Sebelumnya Wakil Kepala Kepolisian Republik Indonesia Komjen Pol Syafruddin pada Jumat (7/4) pekan lalu mengukuhkan tipologi Polda NTT dari B menjadi A.

Dalam keterangannya kepada wartawan ia mengatakan kenaikan tipe tersebut karena Polda NTT berada di wilayah perbatasan dan sebagai bagian juga untuk mencegah berbagai macam kejahatan seperti narkoba serta masalah perdagangan orang yang marak terjadi di NTT.

Lebih lanjut menurut Elcid, Polda NTT semestinya memberikan warna baru dalam penengakan kasus perdagangan orang di provinsi berbasis kepulauan itu, apalagi saat ini Polda NTT nantinya akan dipimpin oleh Kapolda berbintang dua yang tentu saja kinerjanya akan semakin ditingkatkan.

"Tidak hanya perdagangan orang yang bisa diberantas, tetapi satu pekerjaan rumah juga yang harus diselesaikan atau diberantas adalah kasus korupsi yang mulai merambah NTT," tambahnya.

 Ia juga mengatakan saat ini pihak kepolisian hanya melihat kasus-kasus perdagangan orang yang baru, tetapi tidak menggali kembali kasus yang telah terjadi pada 2014 lalu yang dikenal dengan tragedi "burung walet" di provinsi Sumatera Utara.

Menurutnya otoritas kepolisian sudah saatnya mampu menyentuh ranah keadilan yang subsantif dan tidak hanya pada ranah keadilan prosuderal saja.

Sementara itu Direktur Pengembangan Inisiatip Advokasi Rakyat (PIAR) NTT Sarah Lery Mboeik mengharapkan agar kenaikan tipe seharusnya memberikan dampak soal kinerja Polda NTT kedepannya, dalam menangani berbagai kasus hukum di provinsi berbasis kepulauan itu.

 "Polda NTT ini sudah terus-menerus berganti kepemimpinannya, tetapi masih banyak kasus yang mandek apalagi kasus perdagangan orang.
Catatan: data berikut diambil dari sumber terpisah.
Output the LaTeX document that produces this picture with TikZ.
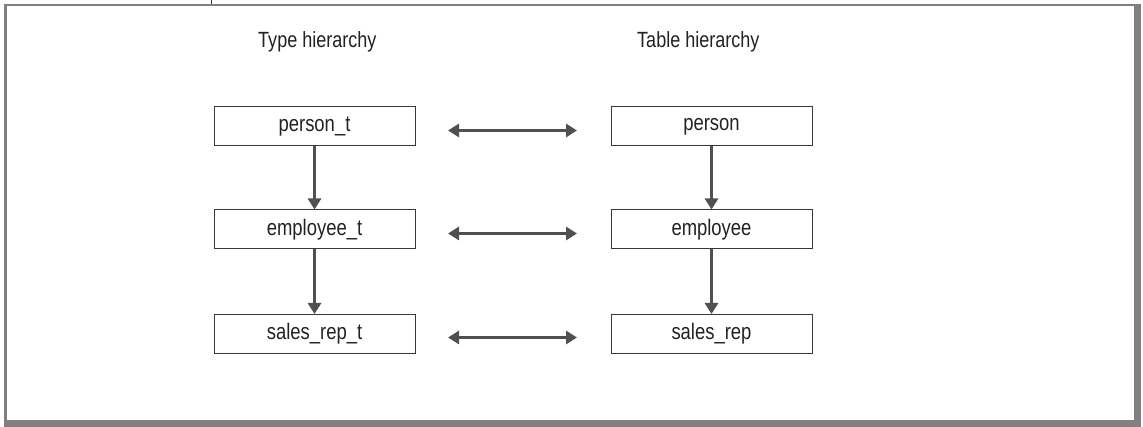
\documentclass[tikz,border=0pt]{standalone}
\usepackage{fontspec}
\setmainfont[FakeStretch=0.82]{Liberation Sans}
\usetikzlibrary{arrows.meta}
\definecolor{framegray}{HTML}{808080}
\definecolor{arrowgray}{HTML}{505050}
\definecolor{boxline}{HTML}{383838}
\definecolor{txt}{HTML}{222222}
\begin{document}
\begin{tikzpicture}[x=1pt,y=-1pt,
  typebox/.style={draw=boxline,line width=1pt,minimum width=201pt,minimum height=39pt,inner sep=0pt,
    font=\fontsize{22.5}{25}\selectfont,text=txt},
  title/.style={anchor=base west,inner sep=0pt,font=\fontsize{22}{25}\selectfont,text=txt},
  darrow/.style={draw=arrowgray,line width=3pt,-{Triangle[width=13pt,length=11pt]}},
  harrow/.style={draw=arrowgray,line width=3pt,{Triangle[width=13pt,length=11pt]}-{Triangle[width=13pt,length=11pt]}}]
\useasboundingbox (0,0) rectangle (1143,427);
% frame
\fill[framegray] (4,4) rectangle (1141,6.5);
\fill[framegray] (4,4) rectangle (6.5,427);
\fill[framegray] (1134,4) rectangle (1141,427);
\fill[framegray] (4,420) rectangle (1141,427);
\draw[boxline,line width=1pt] (211,0) -- (211,4);
% titles
\node[title] (t1) at (258,48) {Type hierarchy};
\node[title] (t2) at (637,48) {Table hierarchy};
% boxes
\node[typebox] (pt) at (314.5,126.5) {person\_t};
\node[typebox] (et) at (314.5,229.5) {employee\_t};
\node[typebox] (st) at (314.5,334) {sales\_rep\_t};
\node[typebox] (p) at (711.5,126.5) {person};
\node[typebox] (e) at (711.5,229.5) {employee};
\node[typebox] (s) at (711.5,334) {sales\_rep};
% vertical arrows
\draw[darrow] (pt) -- (et);
\draw[darrow] (et) -- (st);
\draw[darrow] (p) -- (e);
\draw[darrow] (e) -- (s);
% horizontal arrows
\coordinate (a1) at (448,130.5); \coordinate (b1) at (577,130.5);
\coordinate (a2) at (448,233.5); \coordinate (b2) at (577,233.5);
\coordinate (a3) at (448,337.5); \coordinate (b3) at (577,337.5);
\draw[harrow] (a1) -- (b1);
\draw[harrow] (a2) -- (b2);
\draw[harrow] (a3) -- (b3);
\end{tikzpicture}
\end{document}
Oleh karena itu saya berharap agar kenaikan tipe ini harus dibarengi dengan profesionalisme Polda NTT sendiri dalam menangani kasus perdagangan orang di daerah ini," tuturnya.

 Ia mengatakan sudah ada 62 kasus perdagangan orang yang sudah dilaporkan oleh PIAR NTT ke Polda namun hingga kini menurutnya masih saja mandek. Salah satunya adalah kasus perdagangan orang yang diduga melibatkan PT. Malimo.

"Kasus yang melibatkan PT. Malimo sampai sekarang hilang begitu saja, dan sepertinya tidak tersentuh sama sekali, dan yang saya pertanyakan adalah kenapa?," tuturnya.

Iapun mengatakan dengan kenaikan tipologi itu tentunya diharapkan anggarannya sudah pasti meningkat, oleh karena itu tak ada alasan lagi soal kurangnya anggaran untuk penuntasan kasus itu.